Researchers test theory that forests will be 'carbon sinks,' and find smaller benefits than computers forecast.

Stands of North Carolina pines are sending a sobering signal to governments preparing for a new round of global climate talks in Bonn in July.

The message: Don't count too heavily on forests to bail you out of reducing greenhouse-gases emissions. This verdict comes via experiments in which forest plots were subjected to sustained increases in carbon dioxide (CO2).

The news could alter computer models used to forecast how much heat-trapping carbon gas can be "locked up" in tree trunks, leaves, and soil. To date, the models have predicted that until 2050, forests - particularly those in the northern hemisphere - will soak up much of the CO2 that humans pump into the air.

But after nearly eight years of experiments, Duke University researchers are less optimistic. "Our results are clear. Forests will be a modest, if not disappointing, sink for carbon dioxide," says William Schlesinger, a Duke biogeochemist who led one of two teams reporting results yesterday in the journal Nature.

The results come as the Bush administration is trying to craft an alternative to the 1997 Kyoto protocols, which would commit industrial countries to cut greenhouse-gas emissions by 2012 to levels 5 percent lower than those in 1990. Conflicts over how much credit countries should receive for their forest "carbon sinks" scuttled efforts to agree on ground rules for the protocols in talks last November.

In March, the President effectively rejected the treaty.

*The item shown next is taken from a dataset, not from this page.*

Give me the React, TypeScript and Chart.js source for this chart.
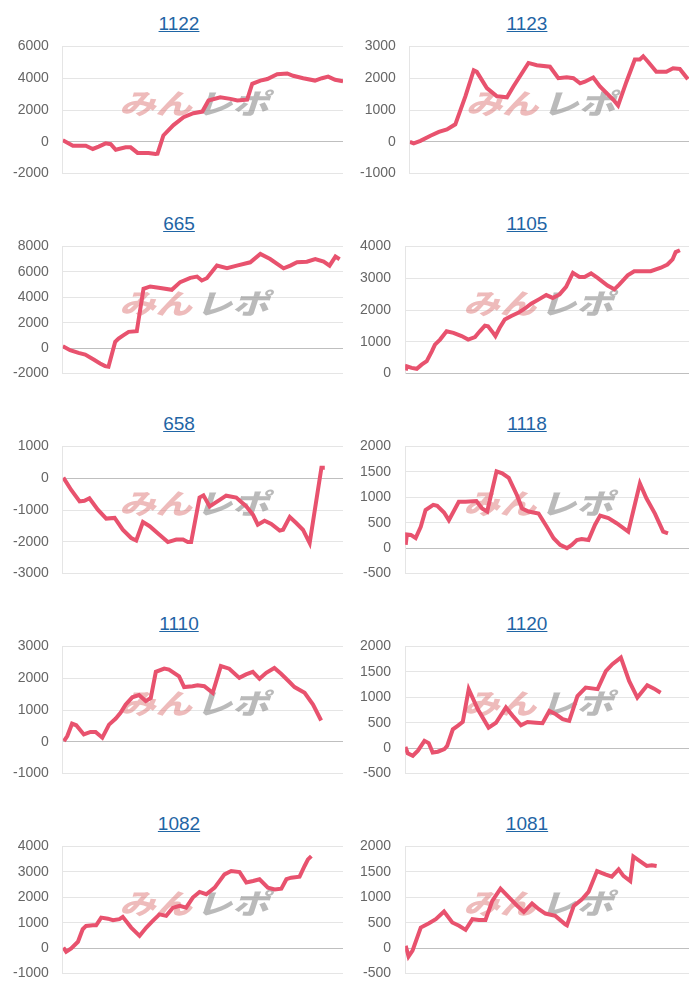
import React, { useEffect, useRef } from "react";
import { Chart, registerables } from "chart.js";

Chart.register(...registerables);

// ---- data ----
const titles = ["1122", "1123", "665", "1105", "658", "1118", "1110", "1120", "1082", "1081"];

const x1122 = [0, 3.6, 8.2, 10.7, 12.8, 15.3, 17.1, 18.9, 22.4, 24.2, 26.7, 30.6, 33.1, 33.8, 35.9, 39.5, 43.1, 46.6, 49.8, 52, 56.2, 59.8, 62.3, 65.8, 67.6, 70.5, 73, 76.5, 80.1, 82.2, 85.8, 90, 92.5, 94.7, 97.2, 100];
const y1122 = [100, -250, -250, -450, -300, -100, -150, -500, -350, -350, -700, -700, -770, -750, 400, 1050, 1550, 1800, 1900, 2600, 2800, 2700, 2600, 2650, 3650, 3850, 3950, 4250, 4300, 4150, 4000, 3850, 4000, 4100, 3900, 3800];

const x1123 = [0, 1.4, 3.8, 7.4, 10.4, 13.3, 16.3, 19.9, 22.9, 24, 27.6, 31.2, 34.8, 37.1, 42.5, 45.5, 50.2, 53.2, 56.2, 58.6, 61, 62.7, 65.7, 68.1, 72.9, 74.6, 77.6, 80.6, 82.4, 83.6, 85.4, 88.3, 91.9, 94.3, 96.7, 99.6];
const y1123 = [0, -50, 30, 190, 310, 390, 550, 1430, 2250, 2200, 1690, 1430, 1400, 1740, 2480, 2410, 2360, 2000, 2030, 2000, 1840, 1890, 2020, 1740, 1320, 1140, 1890, 2590, 2590, 2690, 2510, 2200, 2200, 2310, 2290, 1970];

const x665 = [0, 2.6, 5.6, 8, 11, 13.3, 15.1, 16.3, 18.7, 19.9, 21.7, 23.5, 26.4, 28.8, 31.2, 34.2, 38.9, 41.9, 45.5, 47.9, 49.6, 51.4, 55, 58.6, 62.1, 66.9, 70.5, 74, 78.8, 81.2, 83.6, 87.1, 90.1, 93.1, 95.2, 97.3, 98.8];
const y665 = [160, -160, -370, -500, -890, -1200, -1410, -1460, 500, 760, 1020, 1280, 1330, 4670, 4850, 4750, 4590, 5190, 5530, 5630, 5320, 5500, 6490, 6280, 6490, 6750, 7410, 7010, 6280, 6490, 6750, 6800, 7010, 6800, 6490, 7200, 6990];

const x1105 = [0.2, 0.6, 2.3, 4.1, 5.8, 7.6, 9.4, 10.5, 12.3, 14.6, 17, 19.9, 22.2, 24.6, 26.3, 28.1, 29.2, 31, 31.8, 33.3, 35.1, 37.4, 39.8, 42.1, 44.4, 47.4, 49.7, 52, 54.4, 56.7, 59.1, 61.4, 63.2, 65.5, 67.8, 71.3, 73.7, 75.4, 78.4, 80.7, 84.2, 86.5, 90.1, 92.4, 94.2, 95.3, 96.8];
const y1105 = [100, 230, 180, 150, 280, 390, 700, 910, 1070, 1330, 1280, 1180, 1070, 1150, 1330, 1510, 1490, 1280, 1180, 1440, 1700, 1810, 1910, 2040, 2200, 2350, 2470, 2380, 2490, 2730, 3170, 3040, 3040, 3150, 3010, 2770, 2650, 2800, 3090, 3220, 3220, 3220, 3330, 3430, 3590, 3820, 3880];

const x658 = [0.2, 3, 6, 7.7, 9.5, 12.5, 15.5, 18.5, 21.4, 24.4, 26.2, 28.6, 31, 34.5, 37.5, 40.5, 42.9, 44.6, 45.8, 48.8, 50.2, 52.4, 56, 58.3, 61.9, 65.5, 67.9, 69.6, 72, 74.4, 77.4, 78.6, 81, 83.3, 85.7, 88.1, 92.3, 93.5];
const y658 = [20, -370, -730, -710, -630, -990, -1270, -1250, -1620, -1880, -1960, -1380, -1510, -1780, -2010, -1930, -1930, -2010, -2010, -610, -540, -890, -680, -550, -610, -890, -1150, -1460, -1340, -1440, -1650, -1620, -1220, -1410, -1620, -2040, 330, 330];

const x1118 = [0.2, 0.6, 2, 3.7, 5.5, 7.2, 9.9, 11.3, 13.7, 15.4, 18.9, 21.3, 25.1, 27.1, 28.9, 32.2, 34.2, 36.5, 39.4, 41.2, 43.5, 47, 49.9, 52.3, 54.6, 57, 58.7, 60.5, 62.2, 64.6, 66.9, 68.7, 71.6, 74.5, 78.6, 82.7, 85, 88, 90.9, 92.6];
const y1118 = [65, 270, 260, 200, 420, 750, 850, 830, 700, 550, 910, 910, 925, 780, 720, 1510, 1470, 1380, 1040, 780, 720, 680, 420, 195, 65, 0, 65, 160, 180, 160, 460, 640, 590, 490, 325, 1270, 980, 680, 325, 290];

const x1110 = [0.4, 1.6, 3.3, 4.8, 7.5, 9.9, 11.7, 14.1, 16.5, 18.9, 20.6, 22.4, 24.8, 27.2, 29.6, 31.4, 33.2, 36.2, 37.9, 41.5, 43.3, 46.3, 48.1, 50.5, 53.5, 56.4, 59.4, 63, 65.4, 67.8, 70.2, 72.6, 75.5, 77.9, 80.9, 82.7, 86.3, 89.3, 92.2];
const y1110 = [20, 180, 570, 520, 230, 310, 310, 130, 540, 730, 910, 1170, 1400, 1470, 1280, 1380, 2200, 2300, 2270, 2060, 1720, 1750, 1780, 1750, 1540, 2380, 2300, 2010, 2120, 2200, 1980, 2170, 2320, 2140, 1880, 1720, 1540, 1170, 670];

const x1120 = [0.1, 0.9, 2.7, 4.5, 6.8, 8.3, 9.7, 11.5, 13.8, 14.8, 16.8, 18.5, 20.3, 22.4, 25.6, 29.4, 32, 35.5, 37.9, 40.8, 43.1, 46.1, 48.4, 50.8, 53.1, 55.5, 57.8, 60.7, 63.6, 67.8, 70.7, 73, 76, 78.9, 81.8, 85.3, 87.7, 90];
const y1120 = [25, -100, -150, -50, 145, 100, -85, -70, -20, 45, 370, 440, 515, 1160, 765, 405, 500, 800, 635, 450, 515, 500, 490, 730, 665, 570, 535, 1025, 1190, 1160, 1515, 1650, 1780, 1320, 995, 1235, 1170, 1090];

const x1082 = [0.2, 1.2, 3, 5.4, 7.1, 8.3, 10.7, 11.9, 13.7, 16.1, 17.9, 20.2, 21.4, 24.4, 27.4, 29.8, 32.1, 34.5, 36.9, 39.3, 41.7, 44, 46.4, 48.8, 51.2, 54.2, 57.7, 60.1, 63.1, 65.5, 67.9, 70.2, 73.2, 75.6, 78, 79.8, 81.5, 84.5, 86.3, 87.5, 88.7];
const y1082 = [25, -140, -10, 250, 745, 875, 900, 900, 1200, 1160, 1100, 1140, 1230, 810, 485, 810, 1070, 1330, 1270, 1590, 1660, 1590, 1990, 2210, 2120, 2380, 2900, 3030, 2990, 2580, 2640, 2710, 2380, 2310, 2340, 2710, 2770, 2810, 3230, 3490, 3620];

const x1081 = [0.2, 1.2, 2.6, 5.5, 8.4, 10.8, 13.7, 16.6, 19, 21.3, 23.7, 26, 28.3, 30.7, 33.6, 36.5, 39.5, 41.8, 44.7, 47.1, 49.4, 52.9, 56.4, 57, 59.4, 62.3, 64.6, 67.6, 70.5, 72.8, 75.2, 76.9, 79.3, 80.4, 82.2, 85.1, 86.9, 88.6];
const y1081 = [45, -165, -50, 405, 490, 570, 720, 505, 440, 360, 570, 555, 555, 930, 1170, 1005, 830, 710, 880, 765, 680, 635, 470, 450, 830, 960, 1105, 1515, 1450, 1405, 1550, 1420, 1320, 1800, 1730, 1615, 1630, 1615];

const xSeries = [x1122, x1123, x665, x1105, x658, x1118, x1110, x1120, x1082, x1081];
const ySeries = [y1122, y1123, y665, y1105, y658, y1118, y1110, y1120, y1082, y1081];

const yMins = [-2000, -1000, -2000, 0, -3000, -500, -1000, -500, -1000, -500];
const yMaxs = [6000, 3000, 8000, 4000, 1000, 2000, 3000, 2000, 4000, 2000];
const ySteps = [2000, 1000, 2000, 1000, 1000, 500, 1000, 500, 1000, 500];

const LINE_COLOR = "rgb(232, 82, 110)";
const FONT = "Arial, 'Liberation Sans', sans-serif";

const watermarkPlugin = {
  id: "watermark",
  beforeDatasetsDraw(chart: any) {
    const { ctx, chartArea } = chart;
    const cx = (chartArea.left + chartArea.right) / 2 - 9;
    const cy = (chartArea.top + chartArea.bottom) / 2 - 7;
    ctx.save();
    ctx.translate(cx, cy);
    ctx.scale(1.3, 1);
    ctx.font = "italic 900 28px 'Noto Sans CJK JP', sans-serif";
    ctx.textBaseline = "middle";
    const a = "みん";
    const b = "レポ";
    const gap = 3;
    const wa = ctx.measureText(a).width;
    const wb = ctx.measureText(b).width;
    const start = -(wa + wb + gap) / 2;
    ctx.fillStyle = "rgba(222, 120, 120, 0.5)";
    ctx.fillText(a, start, 0);
    ctx.fillStyle = "rgba(140, 140, 140, 0.6)";
    ctx.fillText(b, start + wa + gap, 0);
    ctx.restore();
  },
};

function MiniChart({ idx }: { idx: number }) {
  const ref = useRef<HTMLCanvasElement | null>(null);
  const col = idx % 2;
  const row = Math.floor(idx / 2);
  const cellLeft = col === 0 ? 0 : 347;
  const cellWidth = col === 0 ? 342 : 344;
  const cellTop = row * 200 - 8;

  useEffect(() => {
    if (!ref.current) return;
    const xs = xSeries[idx];
    const ys = ySeries[idx];
    const chart = new Chart(ref.current, {
      type: "line",
      data: {
        datasets: [
          {
            data: xs.map((x, i) => ({ x, y: ys[i] })),
            borderColor: LINE_COLOR,
            backgroundColor: LINE_COLOR,
            borderWidth: 4,
            pointRadius: 0,
            tension: 0,
            fill: false,
          },
        ],
      },
      options: {
        animation: false,
        responsive: false,
        maintainAspectRatio: false,
        layout: { padding: { left: 2, right: col === 0 ? 7 : 10, top: 0, bottom: 0 } },
        plugins: { legend: { display: false }, tooltip: { enabled: false }, title: { display: false } },
        scales: {
          x: { type: "linear", min: 0, max: 100, display: false },
          y: {
            min: yMins[idx],
            max: yMaxs[idx],
            ticks: {
              stepSize: ySteps[idx],
              color: "#666",
              padding: 3,
              font: { family: FONT, size: 14 },
              callback: (v: any) => String(v),
            },
            grid: {
              drawTicks: true,
              tickLength: 11,
              tickColor: "rgba(0,0,0,0)",
              color: (c: any) => (c.tick && c.tick.value === 0 ? "rgba(0,0,0,0.25)" : "rgba(0,0,0,0.1)"),
            },
            border: { display: true, color: "rgba(0,0,0,0.1)" },
          },
        },
      },
      plugins: [watermarkPlugin],
    });
    return () => chart.destroy();
  }, [idx]);

  return (
    <div style={{ position: "absolute", left: cellLeft, top: cellTop, width: cellWidth, height: 200 }}>
      <div
        style={{
          position: "absolute",
          top: 13,
          left: 0,
          width: cellWidth,
          textAlign: "center",
          fontFamily: FONT,
          fontSize: 19,
          lineHeight: "22px",
        }}
      >
        <a href="#" style={{ color: "#1f65a5", textDecoration: "underline" }}>
          {titles[idx]}
        </a>
      </div>
      <canvas ref={ref} width={cellWidth} height={150} style={{ position: "absolute", top: 35, left: 0 }} />
    </div>
  );
}

export default function App() {
  return (
    <div style={{ position: "relative", width: 684, height: 984 }}>
      {titles.map((_, i) => (
        <MiniChart key={i} idx={i} />
      ))}
    </div>
  );
}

It has also drawn opposition in the US Senate, which would have to ratify it. Earlier this week, a senior administration official was quoted as saying he hopes to have an alternative ready for Mr. Bush to take to Europe in June. Leaders there have heaped scorn on the administration for backing away from the Kyoto accord.

Scientists began the ongoing North Carolina experiments in 1993, with a prototype plot to see how forests would react to CO2 levels projected to exist by 2050.

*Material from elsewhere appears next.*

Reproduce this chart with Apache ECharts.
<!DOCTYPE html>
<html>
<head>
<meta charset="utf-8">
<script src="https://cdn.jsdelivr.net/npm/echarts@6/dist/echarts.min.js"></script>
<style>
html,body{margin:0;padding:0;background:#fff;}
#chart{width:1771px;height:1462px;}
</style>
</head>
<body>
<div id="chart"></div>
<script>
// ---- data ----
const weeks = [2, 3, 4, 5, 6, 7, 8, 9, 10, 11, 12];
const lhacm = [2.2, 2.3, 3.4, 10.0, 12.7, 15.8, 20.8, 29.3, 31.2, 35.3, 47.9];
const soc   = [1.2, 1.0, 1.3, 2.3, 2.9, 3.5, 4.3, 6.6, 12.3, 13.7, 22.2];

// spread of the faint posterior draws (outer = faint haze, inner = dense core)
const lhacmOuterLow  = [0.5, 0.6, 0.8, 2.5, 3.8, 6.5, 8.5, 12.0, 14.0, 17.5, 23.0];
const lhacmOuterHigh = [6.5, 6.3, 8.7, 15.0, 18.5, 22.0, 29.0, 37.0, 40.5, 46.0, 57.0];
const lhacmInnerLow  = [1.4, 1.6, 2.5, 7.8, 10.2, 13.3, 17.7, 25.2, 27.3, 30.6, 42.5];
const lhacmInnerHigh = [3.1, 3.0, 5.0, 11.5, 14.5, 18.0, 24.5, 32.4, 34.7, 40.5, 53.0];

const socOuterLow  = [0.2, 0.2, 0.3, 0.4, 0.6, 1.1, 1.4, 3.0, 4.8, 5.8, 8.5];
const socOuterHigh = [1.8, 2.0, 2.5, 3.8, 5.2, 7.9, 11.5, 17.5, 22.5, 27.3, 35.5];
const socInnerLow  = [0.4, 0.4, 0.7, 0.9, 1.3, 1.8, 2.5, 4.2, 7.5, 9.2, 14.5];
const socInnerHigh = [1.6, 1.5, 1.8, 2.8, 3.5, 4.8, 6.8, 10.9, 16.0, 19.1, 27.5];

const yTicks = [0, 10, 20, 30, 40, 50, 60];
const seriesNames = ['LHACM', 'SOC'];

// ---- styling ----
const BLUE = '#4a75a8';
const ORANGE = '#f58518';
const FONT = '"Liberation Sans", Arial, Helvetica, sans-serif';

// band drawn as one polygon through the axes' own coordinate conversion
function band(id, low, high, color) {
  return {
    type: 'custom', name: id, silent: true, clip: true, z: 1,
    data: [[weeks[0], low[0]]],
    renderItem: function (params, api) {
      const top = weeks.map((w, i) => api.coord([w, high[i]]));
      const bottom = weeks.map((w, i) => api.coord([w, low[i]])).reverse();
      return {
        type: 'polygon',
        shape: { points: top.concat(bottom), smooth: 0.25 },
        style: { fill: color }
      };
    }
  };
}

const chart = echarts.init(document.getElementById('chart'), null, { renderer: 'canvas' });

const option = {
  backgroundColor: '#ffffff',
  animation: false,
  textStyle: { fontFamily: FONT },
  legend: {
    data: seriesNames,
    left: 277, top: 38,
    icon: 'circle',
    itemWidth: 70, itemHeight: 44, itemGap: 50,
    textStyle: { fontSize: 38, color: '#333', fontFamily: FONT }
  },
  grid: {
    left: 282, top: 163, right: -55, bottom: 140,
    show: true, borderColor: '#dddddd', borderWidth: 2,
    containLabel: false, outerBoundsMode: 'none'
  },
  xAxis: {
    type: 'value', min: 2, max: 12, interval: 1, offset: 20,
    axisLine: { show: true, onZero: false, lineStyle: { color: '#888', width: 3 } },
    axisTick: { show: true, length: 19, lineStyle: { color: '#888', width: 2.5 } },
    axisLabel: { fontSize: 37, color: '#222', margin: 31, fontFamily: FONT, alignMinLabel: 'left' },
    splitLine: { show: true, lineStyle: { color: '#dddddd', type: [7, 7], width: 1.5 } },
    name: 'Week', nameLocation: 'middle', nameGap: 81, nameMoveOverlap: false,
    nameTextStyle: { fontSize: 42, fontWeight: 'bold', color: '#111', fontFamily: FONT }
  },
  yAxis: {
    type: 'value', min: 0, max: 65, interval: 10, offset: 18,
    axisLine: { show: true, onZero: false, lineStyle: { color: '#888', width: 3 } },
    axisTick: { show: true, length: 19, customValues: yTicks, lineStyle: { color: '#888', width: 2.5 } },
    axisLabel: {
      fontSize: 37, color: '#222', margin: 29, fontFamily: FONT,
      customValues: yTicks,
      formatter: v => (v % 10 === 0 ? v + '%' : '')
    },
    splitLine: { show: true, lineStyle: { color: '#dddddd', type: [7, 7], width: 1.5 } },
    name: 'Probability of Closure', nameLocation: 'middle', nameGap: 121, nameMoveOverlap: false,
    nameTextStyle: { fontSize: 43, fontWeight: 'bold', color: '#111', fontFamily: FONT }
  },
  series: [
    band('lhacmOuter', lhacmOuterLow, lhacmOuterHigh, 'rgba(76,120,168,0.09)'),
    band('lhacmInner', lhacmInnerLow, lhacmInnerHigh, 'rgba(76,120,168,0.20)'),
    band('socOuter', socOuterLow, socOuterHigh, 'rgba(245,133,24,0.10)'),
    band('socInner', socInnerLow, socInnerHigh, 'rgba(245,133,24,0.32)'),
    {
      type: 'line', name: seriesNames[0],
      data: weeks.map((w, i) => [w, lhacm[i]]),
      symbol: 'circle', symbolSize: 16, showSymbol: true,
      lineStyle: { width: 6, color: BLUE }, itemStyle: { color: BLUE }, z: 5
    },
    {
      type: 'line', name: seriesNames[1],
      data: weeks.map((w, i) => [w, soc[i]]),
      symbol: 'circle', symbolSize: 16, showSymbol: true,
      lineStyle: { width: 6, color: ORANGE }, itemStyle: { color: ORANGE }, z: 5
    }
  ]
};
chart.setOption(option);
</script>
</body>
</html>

By 1996, the experiment included three more stands of loblolly pine, with an array of towers injecting C02 into the air overhead, plus three control stands that received no extra carbon.

The trees initially responded to higher CO2 levels by producing an 24 to 34 percent more wood than the control trees, but growth tapered off to marginal increases after about three years. The limiting factor appeared to be soil nutrients. When the researchers added nitrogen fertilizer to half the trees in one CO2-rich ring, their growth accelerated compared to the unfertilized trees. Trees not receiving extra CO2 also grew faster when fertilized, but not as fast at the trees getting more fertilizer and more CO2. Moreover, a drought in 1999 cut by 25 percent the amount of CO2 sequestered.

The notion that plant growth depends on moisture and soil nutrients, as well as what's in the atmosphere, is something of a "no-duh" proposition, says Ram Oren, leader of the Duke team measuring tree growth . "Even farmers in Mesopotamia should have known that."

But these factors have not been adequately captured by computer simulations.

A team led by Dr. Schlesinger looked at how effectively forest soils would lock up carbon dioxide. While they found that leaves and other forms of forest litter built up more quickly in the CO2-rich sites, the gas also returned quickly to the atmosphere - in about three years.